[Review] - Lucifer, Season 1



In which the Devil is revealed to be charming and entertaining, if not terribly original.

Much has been said about DC and Warner Bros. relationship with adapting their properties. I’ve spoken about it, half the internet has written about it, and doubtless we will all continue to do so. But what tends to get left aside in those discussions is that Warner Bros. has become quite liberal with their televised adaptations. Aside from the ‘verses that Greg Berlanti is overseeing, DC has managed to get on screen Human Target, Constantine, Gotham, iZombie, Preacher and now Lucifer. Not too bad considering that a decade ago it was Smallville and nothing else. In fact, TV is where DC is outpacing Marvel, something I’ve said from the beginning is the wiser move. Part of DC’s presence on the small screen is that, Berlanti aside, they aren’t even trying to keep to a shared continuity, something I’ve also advocated in the past. Farm out as many properties to as many networks as possible, to whichever creators have a clear vision for the material, and see if something manages to make it past a couple seasons. This is also partially possible because DC, unlike Marvel, does have something of a larger catalogue of characters that don’t fall into the traditional superhero genre, in large part due to the good works put out by the Vertigo Imprint. These, removed from any connections to Steely Men or Dark Knights, have a greater chance of hooking the casual audience, not just the detail obsessed nerd brigade.

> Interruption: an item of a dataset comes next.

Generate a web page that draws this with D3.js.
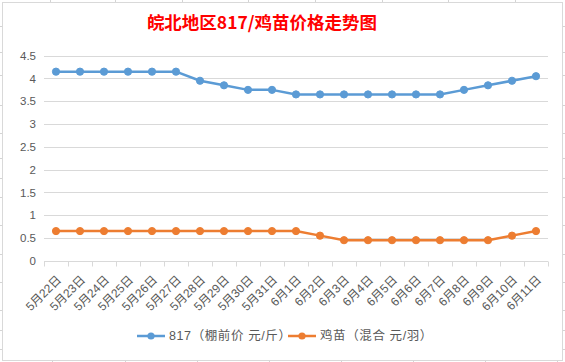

And so, despite originating in the pages of Neil Gaiman’s Sandman, the prospect of a Devil who has given up on Hell and come to LA for a change of scenery and a little self-reinvention is an island, one of the many making up the DC television atoll. And, it’s an easy concept for anyone to get on board with, and to the casual viewer, no hint of its comic book heritage need peak through the veil. Of course, the other side of DC’s television bonanza is that none of the series have been particularly good. Human Target was retooled to hell, Constantine was a wasted opportunity, Gotham is… whatever it is, and Berlanti’s shows are in steep creative free fall. So, I wandered into Lucifer apprehensive, to say the least.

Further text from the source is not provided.